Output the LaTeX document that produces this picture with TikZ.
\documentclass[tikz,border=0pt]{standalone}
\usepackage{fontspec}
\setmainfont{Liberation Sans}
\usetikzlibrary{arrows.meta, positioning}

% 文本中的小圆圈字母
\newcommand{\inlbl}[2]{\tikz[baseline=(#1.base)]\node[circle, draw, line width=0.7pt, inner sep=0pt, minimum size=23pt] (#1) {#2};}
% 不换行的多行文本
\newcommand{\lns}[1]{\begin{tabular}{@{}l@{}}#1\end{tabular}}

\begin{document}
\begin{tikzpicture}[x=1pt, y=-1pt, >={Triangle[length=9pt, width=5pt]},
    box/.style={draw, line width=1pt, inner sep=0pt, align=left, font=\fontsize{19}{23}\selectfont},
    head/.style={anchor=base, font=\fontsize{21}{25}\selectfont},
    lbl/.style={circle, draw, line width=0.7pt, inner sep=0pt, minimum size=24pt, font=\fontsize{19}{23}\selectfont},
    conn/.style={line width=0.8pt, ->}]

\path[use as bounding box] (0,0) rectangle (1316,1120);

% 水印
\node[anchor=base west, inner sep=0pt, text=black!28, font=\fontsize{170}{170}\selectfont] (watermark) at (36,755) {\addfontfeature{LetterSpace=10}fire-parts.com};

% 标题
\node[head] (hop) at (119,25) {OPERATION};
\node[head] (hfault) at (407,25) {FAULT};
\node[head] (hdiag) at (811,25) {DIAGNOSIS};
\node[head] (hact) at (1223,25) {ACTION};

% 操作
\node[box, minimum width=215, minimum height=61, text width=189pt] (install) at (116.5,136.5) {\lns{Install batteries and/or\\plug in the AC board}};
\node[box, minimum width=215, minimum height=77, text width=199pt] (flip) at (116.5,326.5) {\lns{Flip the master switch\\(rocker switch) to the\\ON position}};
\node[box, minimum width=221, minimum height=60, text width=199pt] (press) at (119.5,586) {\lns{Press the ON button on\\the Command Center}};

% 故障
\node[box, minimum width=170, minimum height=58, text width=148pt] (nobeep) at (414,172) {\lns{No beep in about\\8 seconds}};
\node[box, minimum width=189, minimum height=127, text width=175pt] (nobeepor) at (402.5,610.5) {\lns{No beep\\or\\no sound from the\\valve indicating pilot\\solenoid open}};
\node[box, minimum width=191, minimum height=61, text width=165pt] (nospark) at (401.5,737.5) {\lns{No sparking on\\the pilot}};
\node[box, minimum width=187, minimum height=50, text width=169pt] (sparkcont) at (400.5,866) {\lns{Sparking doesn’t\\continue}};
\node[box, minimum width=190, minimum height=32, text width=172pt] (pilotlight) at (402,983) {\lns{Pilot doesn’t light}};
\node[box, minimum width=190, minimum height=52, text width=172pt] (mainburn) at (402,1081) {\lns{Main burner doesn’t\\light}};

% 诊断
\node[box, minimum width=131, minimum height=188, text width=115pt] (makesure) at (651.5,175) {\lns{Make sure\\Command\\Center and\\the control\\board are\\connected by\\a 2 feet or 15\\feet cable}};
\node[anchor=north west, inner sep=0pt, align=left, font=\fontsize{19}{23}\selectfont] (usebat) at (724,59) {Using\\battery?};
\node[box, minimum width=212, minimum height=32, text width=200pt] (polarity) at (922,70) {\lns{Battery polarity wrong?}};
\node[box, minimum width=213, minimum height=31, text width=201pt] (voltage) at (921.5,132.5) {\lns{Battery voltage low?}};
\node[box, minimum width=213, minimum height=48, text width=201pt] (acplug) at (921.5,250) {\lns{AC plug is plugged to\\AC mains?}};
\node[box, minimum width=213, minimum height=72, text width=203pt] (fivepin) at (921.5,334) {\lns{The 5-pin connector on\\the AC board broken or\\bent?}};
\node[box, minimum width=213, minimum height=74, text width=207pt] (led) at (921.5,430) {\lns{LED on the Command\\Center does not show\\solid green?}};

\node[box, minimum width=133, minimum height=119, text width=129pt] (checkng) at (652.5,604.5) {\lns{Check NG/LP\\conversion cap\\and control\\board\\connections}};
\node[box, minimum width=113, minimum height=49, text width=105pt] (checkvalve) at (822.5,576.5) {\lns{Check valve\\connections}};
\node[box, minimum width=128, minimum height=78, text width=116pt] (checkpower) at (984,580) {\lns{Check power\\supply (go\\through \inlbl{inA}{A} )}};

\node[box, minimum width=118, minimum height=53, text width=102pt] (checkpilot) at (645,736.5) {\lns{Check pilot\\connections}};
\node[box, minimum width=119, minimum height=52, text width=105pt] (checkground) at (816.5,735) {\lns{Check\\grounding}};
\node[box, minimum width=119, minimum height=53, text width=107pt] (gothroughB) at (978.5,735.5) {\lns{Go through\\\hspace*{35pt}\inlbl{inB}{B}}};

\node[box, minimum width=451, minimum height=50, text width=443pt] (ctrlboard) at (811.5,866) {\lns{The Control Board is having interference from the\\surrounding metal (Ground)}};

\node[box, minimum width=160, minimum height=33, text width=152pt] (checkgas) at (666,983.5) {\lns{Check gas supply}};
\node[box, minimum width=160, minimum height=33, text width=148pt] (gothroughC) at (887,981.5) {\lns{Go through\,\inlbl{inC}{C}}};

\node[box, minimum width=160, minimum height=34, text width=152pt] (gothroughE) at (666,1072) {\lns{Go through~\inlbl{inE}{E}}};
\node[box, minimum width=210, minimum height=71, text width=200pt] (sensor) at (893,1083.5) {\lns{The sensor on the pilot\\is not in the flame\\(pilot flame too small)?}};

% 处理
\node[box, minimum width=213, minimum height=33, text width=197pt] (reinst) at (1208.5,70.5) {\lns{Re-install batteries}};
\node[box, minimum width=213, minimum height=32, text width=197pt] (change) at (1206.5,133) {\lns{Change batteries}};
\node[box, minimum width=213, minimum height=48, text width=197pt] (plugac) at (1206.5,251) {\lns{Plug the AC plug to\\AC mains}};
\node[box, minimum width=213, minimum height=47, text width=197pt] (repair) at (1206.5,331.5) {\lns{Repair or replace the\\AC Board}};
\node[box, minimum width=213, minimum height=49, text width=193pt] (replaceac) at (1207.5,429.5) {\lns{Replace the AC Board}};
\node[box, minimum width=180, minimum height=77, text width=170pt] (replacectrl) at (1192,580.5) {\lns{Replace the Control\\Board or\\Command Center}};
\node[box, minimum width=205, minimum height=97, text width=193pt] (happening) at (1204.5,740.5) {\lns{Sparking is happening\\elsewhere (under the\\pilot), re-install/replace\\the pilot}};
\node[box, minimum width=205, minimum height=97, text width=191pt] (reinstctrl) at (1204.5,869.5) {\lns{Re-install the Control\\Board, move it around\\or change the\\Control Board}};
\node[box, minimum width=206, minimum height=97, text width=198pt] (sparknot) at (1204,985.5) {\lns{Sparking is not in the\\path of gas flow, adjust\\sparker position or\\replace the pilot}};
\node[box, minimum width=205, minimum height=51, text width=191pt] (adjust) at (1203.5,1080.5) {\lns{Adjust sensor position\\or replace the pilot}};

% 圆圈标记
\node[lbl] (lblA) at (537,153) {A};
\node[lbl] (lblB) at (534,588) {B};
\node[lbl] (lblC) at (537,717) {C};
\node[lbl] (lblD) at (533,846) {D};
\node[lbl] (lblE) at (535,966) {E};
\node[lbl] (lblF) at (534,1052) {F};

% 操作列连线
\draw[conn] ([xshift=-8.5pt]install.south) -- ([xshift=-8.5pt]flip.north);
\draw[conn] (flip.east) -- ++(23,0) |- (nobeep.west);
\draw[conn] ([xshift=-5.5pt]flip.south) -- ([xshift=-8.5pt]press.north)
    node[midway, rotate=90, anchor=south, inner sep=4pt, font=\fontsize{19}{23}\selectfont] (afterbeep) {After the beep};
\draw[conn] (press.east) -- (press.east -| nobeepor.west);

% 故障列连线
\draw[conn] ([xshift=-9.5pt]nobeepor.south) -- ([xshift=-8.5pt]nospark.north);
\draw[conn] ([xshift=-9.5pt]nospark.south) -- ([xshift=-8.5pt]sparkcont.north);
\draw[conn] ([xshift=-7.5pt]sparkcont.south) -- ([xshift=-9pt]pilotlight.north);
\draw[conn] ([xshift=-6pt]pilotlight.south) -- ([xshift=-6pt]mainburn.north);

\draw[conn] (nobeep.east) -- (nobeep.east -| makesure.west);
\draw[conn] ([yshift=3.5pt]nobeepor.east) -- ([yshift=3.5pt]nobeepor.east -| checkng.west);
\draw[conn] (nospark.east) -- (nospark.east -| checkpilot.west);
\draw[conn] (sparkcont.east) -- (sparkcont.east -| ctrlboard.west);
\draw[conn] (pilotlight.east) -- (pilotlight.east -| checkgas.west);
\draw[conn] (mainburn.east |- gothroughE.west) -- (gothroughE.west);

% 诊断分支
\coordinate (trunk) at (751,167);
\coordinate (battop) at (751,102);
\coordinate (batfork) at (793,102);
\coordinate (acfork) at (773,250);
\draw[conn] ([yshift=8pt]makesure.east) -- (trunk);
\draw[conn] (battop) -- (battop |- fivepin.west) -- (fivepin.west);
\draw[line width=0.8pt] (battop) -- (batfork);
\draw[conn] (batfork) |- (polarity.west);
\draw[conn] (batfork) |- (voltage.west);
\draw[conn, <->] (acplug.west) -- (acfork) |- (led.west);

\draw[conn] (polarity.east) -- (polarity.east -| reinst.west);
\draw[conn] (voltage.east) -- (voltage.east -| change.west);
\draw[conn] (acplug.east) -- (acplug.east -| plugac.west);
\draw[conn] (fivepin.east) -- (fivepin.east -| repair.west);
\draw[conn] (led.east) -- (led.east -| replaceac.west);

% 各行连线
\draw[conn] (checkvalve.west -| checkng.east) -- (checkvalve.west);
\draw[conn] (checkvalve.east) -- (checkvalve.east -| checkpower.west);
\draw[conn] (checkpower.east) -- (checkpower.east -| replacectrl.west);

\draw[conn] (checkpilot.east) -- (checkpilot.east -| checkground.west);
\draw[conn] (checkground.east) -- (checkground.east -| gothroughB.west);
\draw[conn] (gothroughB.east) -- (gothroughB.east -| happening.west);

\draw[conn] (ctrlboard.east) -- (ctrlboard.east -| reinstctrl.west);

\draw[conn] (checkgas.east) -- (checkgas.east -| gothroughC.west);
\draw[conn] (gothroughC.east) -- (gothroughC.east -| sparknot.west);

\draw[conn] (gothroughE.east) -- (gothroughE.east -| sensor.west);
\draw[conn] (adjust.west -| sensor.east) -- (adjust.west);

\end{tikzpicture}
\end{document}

══════

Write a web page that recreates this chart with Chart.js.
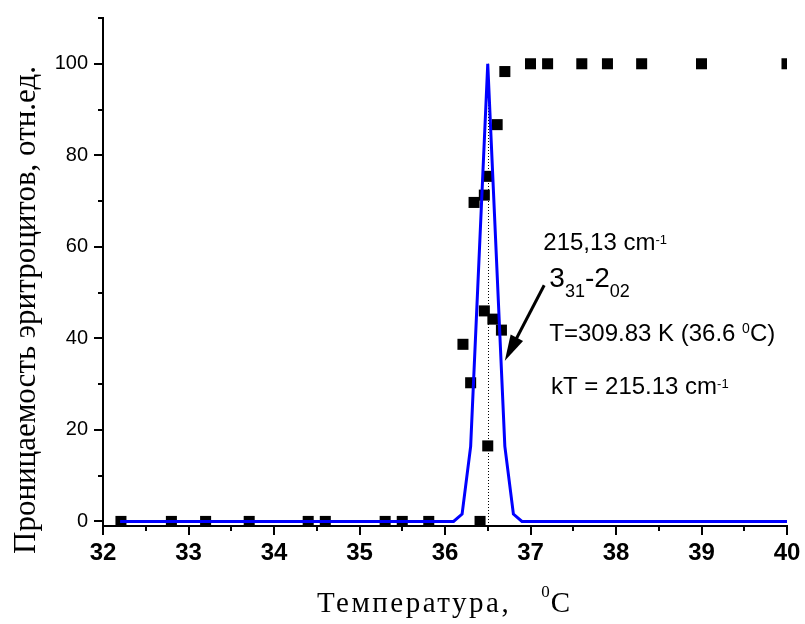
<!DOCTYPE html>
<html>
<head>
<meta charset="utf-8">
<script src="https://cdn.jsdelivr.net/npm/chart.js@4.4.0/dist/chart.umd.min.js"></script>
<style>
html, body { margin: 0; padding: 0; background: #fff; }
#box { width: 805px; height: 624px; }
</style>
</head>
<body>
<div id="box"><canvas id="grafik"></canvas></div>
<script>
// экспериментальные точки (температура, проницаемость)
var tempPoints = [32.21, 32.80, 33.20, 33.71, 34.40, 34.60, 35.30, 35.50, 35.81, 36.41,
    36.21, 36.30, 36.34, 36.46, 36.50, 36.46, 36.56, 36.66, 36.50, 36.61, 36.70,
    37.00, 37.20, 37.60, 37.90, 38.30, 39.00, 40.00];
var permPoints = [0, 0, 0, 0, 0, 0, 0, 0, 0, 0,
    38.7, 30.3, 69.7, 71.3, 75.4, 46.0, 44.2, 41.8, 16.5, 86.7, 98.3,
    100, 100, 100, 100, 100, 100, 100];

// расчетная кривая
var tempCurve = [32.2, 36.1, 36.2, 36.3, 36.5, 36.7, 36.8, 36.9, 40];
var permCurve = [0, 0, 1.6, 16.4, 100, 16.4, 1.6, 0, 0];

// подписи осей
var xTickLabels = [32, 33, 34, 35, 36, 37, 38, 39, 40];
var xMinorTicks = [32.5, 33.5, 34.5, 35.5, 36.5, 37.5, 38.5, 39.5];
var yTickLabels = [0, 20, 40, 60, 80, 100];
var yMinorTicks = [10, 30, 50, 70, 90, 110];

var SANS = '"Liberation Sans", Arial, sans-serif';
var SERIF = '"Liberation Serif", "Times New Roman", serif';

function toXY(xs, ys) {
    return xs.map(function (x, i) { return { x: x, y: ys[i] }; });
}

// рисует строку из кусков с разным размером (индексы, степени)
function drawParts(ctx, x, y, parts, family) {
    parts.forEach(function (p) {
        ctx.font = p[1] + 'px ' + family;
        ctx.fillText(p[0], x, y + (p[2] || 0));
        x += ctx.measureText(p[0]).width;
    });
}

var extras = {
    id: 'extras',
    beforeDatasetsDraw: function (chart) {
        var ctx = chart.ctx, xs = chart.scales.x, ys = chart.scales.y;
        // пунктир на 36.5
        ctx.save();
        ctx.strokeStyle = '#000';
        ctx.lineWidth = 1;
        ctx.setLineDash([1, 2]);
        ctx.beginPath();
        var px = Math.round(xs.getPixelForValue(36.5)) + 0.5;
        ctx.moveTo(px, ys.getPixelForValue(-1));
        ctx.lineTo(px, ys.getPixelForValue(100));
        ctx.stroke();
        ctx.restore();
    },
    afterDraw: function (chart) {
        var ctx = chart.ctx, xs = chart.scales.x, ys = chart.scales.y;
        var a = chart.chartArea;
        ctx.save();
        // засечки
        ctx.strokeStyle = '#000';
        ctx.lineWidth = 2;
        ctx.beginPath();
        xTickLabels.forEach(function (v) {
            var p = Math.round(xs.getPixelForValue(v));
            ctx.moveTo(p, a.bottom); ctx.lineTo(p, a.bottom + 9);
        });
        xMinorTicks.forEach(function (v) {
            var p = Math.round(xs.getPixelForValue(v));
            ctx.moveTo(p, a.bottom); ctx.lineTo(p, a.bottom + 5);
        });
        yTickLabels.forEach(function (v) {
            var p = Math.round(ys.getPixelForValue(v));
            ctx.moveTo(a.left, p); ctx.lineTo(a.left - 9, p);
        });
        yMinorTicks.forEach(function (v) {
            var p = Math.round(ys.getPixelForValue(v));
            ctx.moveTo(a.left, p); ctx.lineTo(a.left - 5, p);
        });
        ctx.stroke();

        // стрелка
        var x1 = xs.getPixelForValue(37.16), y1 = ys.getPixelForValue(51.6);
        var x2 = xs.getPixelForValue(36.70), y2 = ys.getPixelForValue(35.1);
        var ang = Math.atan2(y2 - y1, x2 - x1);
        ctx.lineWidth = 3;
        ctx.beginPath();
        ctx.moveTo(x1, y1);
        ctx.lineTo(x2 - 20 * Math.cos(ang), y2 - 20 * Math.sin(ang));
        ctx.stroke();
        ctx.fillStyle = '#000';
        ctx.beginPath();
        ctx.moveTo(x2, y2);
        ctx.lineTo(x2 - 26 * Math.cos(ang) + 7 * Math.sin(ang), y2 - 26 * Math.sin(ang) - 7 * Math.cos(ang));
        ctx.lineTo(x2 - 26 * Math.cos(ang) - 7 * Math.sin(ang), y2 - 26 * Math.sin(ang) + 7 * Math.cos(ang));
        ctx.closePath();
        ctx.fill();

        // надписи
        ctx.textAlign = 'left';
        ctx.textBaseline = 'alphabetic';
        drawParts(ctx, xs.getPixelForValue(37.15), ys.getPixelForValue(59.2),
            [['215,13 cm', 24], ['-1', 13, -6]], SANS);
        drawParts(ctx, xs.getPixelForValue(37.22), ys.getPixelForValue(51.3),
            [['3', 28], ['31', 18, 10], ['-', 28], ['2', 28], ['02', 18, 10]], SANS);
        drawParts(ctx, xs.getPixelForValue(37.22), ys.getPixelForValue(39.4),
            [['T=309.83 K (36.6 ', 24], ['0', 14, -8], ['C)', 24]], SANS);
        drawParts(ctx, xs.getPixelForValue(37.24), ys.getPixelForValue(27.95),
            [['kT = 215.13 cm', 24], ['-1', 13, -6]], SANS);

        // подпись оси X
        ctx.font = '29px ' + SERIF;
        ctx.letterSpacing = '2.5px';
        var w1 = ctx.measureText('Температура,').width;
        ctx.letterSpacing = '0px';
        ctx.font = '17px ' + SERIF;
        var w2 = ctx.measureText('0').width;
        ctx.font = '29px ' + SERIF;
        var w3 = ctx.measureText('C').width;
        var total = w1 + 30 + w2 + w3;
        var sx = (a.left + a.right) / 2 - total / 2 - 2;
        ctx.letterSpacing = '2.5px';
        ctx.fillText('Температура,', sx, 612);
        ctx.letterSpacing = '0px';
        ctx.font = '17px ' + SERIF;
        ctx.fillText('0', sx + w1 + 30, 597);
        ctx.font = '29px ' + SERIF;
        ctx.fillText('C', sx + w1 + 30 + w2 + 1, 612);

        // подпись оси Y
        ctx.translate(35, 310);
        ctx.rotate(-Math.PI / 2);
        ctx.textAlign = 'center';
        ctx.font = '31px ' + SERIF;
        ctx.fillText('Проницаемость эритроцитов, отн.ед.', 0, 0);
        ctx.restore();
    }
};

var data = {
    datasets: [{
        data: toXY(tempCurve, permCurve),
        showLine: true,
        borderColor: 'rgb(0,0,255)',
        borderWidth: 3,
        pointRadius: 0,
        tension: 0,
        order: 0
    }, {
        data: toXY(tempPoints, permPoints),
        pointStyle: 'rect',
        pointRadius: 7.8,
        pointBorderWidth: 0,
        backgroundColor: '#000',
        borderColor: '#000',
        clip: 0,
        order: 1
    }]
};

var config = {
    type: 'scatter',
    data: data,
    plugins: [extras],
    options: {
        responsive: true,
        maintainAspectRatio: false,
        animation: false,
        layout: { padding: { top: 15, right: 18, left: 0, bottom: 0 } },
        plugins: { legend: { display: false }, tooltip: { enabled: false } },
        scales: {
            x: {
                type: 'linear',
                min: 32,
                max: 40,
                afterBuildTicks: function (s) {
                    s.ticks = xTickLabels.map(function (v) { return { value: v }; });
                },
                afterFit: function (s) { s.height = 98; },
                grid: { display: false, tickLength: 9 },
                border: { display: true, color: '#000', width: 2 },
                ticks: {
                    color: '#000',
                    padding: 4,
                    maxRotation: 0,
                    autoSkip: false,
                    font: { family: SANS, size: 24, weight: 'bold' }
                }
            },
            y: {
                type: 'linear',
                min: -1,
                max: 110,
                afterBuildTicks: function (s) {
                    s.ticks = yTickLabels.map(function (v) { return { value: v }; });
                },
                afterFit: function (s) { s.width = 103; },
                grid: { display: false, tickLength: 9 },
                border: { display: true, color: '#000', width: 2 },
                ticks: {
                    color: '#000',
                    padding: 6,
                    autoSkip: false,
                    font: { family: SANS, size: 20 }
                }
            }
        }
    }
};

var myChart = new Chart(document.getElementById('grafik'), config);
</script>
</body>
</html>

══════

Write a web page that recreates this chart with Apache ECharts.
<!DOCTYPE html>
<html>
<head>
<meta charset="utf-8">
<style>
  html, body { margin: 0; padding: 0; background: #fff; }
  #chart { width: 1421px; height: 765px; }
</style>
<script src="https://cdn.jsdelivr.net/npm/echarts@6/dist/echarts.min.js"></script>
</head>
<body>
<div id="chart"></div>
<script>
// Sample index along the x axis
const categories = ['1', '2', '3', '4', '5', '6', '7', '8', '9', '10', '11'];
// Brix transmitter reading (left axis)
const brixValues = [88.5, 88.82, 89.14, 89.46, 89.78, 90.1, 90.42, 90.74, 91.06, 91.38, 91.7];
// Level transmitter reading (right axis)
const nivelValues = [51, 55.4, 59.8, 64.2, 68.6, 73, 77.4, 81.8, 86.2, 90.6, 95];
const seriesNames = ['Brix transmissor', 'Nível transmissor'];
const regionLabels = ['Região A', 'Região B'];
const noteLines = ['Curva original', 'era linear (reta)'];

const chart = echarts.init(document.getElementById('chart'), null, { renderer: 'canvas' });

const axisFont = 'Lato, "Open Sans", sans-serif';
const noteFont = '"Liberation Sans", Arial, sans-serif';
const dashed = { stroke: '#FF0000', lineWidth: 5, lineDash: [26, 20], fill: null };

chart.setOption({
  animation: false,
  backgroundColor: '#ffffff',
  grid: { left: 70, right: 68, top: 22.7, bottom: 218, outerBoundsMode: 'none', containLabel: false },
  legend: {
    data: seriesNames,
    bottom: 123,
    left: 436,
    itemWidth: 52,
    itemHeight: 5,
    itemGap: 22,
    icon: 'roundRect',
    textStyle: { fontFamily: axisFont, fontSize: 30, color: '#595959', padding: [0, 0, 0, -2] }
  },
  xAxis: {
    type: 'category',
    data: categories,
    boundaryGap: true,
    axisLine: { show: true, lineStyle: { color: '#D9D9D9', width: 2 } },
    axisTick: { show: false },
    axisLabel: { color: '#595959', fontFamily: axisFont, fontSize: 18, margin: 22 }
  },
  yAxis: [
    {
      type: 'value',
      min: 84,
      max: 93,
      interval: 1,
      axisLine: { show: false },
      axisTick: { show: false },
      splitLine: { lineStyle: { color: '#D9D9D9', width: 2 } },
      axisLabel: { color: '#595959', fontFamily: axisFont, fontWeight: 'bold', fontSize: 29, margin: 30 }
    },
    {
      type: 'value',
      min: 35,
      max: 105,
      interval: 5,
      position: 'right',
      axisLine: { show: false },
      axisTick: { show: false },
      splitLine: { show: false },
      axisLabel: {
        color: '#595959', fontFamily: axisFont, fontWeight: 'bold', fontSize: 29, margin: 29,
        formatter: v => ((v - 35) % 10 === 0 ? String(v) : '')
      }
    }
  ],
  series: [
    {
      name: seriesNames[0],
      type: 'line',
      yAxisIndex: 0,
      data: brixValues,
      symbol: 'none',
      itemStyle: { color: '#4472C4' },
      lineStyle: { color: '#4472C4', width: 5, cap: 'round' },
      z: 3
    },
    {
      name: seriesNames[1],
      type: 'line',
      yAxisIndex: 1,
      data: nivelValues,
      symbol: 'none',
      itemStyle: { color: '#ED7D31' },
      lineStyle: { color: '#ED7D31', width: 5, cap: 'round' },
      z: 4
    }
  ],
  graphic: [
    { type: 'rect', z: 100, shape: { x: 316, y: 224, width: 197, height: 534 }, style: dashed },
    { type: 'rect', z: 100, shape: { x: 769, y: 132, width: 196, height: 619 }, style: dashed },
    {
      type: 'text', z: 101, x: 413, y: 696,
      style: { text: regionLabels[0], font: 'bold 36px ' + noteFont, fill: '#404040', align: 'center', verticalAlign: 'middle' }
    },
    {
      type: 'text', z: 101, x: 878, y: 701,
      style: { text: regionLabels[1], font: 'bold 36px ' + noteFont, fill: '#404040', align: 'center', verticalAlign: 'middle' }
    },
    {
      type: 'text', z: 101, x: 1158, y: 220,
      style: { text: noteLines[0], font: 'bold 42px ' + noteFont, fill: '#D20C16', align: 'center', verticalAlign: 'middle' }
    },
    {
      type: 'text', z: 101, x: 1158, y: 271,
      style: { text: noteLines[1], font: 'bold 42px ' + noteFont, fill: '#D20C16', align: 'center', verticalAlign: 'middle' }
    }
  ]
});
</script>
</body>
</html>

══════

Start at the line that contains "Write a web page that recreates this chart with Chart.js.", stop at the line that contains "100, 100, 100, 100, 100, 100, 100];", and reproduce each line in that stretch exactly. Pictures are excluded.

• **Result of the task**:
Write a web page that recreates this chart with Chart.js.
<!DOCTYPE html>
<html>
<head>
<meta charset="utf-8">
<script src="https://cdn.jsdelivr.net/npm/chart.js@4.4.0/dist/chart.umd.min.js"></script>
<style>
html, body { margin: 0; padding: 0; background: #fff; }
#box { width: 805px; height: 624px; }
</style>
</head>
<body>
<div id="box"><canvas id="grafik"></canvas></div>
<script>
// экспериментальные точки (температура, проницаемость)
var tempPoints = [32.21, 32.80, 33.20, 33.71, 34.40, 34.60, 35.30, 35.50, 35.81, 36.41,
    36.21, 36.30, 36.34, 36.46, 36.50, 36.46, 36.56, 36.66, 36.50, 36.61, 36.70,
    37.00, 37.20, 37.60, 37.90, 38.30, 39.00, 40.00];
var permPoints = [0, 0, 0, 0, 0, 0, 0, 0, 0, 0,
    38.7, 30.3, 69.7, 71.3, 75.4, 46.0, 44.2, 41.8, 16.5, 86.7, 98.3,
    100, 100, 100, 100, 100, 100, 100];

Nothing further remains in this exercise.